BEGIN Material provided

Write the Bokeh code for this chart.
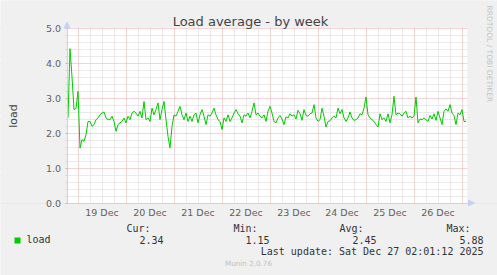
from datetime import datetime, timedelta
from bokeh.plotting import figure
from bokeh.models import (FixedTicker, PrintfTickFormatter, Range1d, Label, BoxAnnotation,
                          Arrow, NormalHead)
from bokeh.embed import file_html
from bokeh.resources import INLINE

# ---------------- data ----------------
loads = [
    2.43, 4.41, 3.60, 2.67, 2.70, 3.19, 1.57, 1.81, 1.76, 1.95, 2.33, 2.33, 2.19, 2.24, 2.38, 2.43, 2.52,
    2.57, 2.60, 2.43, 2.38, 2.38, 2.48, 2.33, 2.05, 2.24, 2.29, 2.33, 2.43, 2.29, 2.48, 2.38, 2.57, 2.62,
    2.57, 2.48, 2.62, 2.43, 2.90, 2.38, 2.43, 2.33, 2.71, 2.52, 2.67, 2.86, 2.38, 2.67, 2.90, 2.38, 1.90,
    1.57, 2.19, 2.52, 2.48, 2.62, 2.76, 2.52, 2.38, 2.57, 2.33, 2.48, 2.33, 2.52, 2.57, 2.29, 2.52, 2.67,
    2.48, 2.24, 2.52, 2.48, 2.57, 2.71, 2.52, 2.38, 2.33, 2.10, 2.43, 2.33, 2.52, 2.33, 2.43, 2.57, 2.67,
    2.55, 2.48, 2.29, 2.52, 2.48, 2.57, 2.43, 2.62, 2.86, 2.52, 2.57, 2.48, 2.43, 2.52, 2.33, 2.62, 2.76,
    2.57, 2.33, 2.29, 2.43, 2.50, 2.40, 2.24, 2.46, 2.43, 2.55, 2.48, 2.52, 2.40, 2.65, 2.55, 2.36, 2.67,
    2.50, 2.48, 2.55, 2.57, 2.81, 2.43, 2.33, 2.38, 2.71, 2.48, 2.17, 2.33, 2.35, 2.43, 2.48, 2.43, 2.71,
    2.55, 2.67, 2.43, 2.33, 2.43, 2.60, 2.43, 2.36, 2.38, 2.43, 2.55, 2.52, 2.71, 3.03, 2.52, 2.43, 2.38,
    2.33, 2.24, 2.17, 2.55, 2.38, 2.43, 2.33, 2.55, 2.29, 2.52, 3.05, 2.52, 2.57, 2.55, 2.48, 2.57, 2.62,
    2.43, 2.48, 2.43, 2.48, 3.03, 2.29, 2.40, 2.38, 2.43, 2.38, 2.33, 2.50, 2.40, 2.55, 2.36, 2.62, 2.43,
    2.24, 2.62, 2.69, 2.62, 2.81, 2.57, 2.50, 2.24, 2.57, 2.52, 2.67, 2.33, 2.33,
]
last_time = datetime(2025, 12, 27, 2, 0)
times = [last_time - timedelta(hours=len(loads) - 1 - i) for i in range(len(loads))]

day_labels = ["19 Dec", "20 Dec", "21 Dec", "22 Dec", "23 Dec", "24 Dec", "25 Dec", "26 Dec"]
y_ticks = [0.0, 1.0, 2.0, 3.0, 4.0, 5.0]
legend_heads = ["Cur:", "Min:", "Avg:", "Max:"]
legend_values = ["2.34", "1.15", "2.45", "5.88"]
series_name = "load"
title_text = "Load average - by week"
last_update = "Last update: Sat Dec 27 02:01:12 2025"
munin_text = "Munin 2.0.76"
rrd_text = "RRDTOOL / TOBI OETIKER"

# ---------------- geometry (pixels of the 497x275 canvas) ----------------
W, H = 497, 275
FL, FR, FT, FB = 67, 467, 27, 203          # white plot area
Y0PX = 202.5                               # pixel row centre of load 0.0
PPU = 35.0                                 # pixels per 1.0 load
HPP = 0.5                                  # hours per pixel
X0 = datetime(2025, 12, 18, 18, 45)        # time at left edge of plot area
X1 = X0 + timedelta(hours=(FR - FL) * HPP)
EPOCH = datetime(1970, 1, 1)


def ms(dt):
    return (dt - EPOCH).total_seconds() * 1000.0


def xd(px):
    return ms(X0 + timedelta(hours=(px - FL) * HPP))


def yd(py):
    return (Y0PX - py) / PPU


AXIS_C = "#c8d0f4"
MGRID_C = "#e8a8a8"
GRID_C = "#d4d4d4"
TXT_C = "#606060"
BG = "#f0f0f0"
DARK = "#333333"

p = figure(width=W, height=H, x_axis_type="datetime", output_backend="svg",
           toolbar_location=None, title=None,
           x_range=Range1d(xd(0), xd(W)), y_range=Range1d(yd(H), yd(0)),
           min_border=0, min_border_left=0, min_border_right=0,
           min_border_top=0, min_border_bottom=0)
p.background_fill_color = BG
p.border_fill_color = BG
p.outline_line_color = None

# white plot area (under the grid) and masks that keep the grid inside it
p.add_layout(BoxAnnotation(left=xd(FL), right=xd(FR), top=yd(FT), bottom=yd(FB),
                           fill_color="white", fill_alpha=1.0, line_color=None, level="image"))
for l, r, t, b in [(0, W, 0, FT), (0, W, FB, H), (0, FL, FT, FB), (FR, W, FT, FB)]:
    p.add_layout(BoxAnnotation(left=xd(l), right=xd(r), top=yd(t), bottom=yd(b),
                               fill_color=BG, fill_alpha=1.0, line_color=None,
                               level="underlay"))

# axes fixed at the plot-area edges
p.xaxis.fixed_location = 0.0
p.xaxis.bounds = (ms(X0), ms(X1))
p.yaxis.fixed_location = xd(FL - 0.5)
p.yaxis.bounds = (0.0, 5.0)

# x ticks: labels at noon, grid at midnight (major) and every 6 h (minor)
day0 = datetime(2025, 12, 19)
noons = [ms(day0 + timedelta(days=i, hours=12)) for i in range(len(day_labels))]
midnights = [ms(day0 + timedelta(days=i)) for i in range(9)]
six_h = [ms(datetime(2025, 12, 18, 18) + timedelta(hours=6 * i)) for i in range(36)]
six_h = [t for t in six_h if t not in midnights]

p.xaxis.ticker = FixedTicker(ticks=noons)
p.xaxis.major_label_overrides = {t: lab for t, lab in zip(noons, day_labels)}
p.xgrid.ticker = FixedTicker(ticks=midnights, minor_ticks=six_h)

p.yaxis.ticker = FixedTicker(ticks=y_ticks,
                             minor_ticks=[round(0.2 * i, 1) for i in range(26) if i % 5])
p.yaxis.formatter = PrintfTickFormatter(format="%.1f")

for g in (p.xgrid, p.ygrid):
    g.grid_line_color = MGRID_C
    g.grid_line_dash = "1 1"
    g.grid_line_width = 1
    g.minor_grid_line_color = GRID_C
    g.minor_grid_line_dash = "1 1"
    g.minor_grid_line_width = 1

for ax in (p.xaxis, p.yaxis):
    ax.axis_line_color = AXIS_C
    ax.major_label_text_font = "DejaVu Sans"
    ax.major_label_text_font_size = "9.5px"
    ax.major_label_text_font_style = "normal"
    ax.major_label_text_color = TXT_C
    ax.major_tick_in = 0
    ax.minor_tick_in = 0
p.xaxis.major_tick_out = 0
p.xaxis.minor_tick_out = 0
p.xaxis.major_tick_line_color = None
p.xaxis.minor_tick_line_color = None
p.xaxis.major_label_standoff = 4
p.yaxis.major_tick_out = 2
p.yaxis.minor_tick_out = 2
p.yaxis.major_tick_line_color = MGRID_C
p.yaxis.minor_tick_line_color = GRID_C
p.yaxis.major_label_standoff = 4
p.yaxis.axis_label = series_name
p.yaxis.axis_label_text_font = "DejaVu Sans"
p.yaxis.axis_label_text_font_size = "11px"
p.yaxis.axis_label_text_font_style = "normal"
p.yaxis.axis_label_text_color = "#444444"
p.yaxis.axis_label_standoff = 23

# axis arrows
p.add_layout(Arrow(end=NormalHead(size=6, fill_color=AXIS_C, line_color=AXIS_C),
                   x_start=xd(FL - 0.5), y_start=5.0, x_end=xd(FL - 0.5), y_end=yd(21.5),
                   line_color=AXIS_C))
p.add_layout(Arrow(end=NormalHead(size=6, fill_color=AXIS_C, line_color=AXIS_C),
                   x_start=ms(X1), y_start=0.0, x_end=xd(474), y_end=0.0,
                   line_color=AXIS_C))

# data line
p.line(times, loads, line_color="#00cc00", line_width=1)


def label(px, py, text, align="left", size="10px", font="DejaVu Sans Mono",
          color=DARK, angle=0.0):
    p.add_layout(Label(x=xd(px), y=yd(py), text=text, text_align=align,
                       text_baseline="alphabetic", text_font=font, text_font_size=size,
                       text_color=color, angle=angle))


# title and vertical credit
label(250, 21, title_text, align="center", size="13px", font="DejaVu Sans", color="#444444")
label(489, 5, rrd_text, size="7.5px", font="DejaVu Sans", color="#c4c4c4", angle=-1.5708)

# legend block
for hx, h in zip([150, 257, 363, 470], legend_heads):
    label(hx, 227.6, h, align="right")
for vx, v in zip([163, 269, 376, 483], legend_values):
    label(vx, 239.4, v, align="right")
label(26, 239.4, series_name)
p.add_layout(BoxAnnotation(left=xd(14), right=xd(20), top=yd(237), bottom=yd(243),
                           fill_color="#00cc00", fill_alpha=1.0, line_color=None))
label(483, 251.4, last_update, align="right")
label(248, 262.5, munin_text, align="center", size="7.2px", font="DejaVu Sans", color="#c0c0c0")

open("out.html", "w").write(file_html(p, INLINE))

END Material provided

Write out exactly the opening lines of the data, stopping after the line that holds "from bokeh.resources import INLINE". Exclude pictures.

> [Worked solution]:
Write the Bokeh code for this chart.
from datetime import datetime, timedelta
from bokeh.plotting import figure
from bokeh.models import (FixedTicker, PrintfTickFormatter, Range1d, Label, BoxAnnotation,
                          Arrow, NormalHead)
from bokeh.embed import file_html
from bokeh.resources import INLINE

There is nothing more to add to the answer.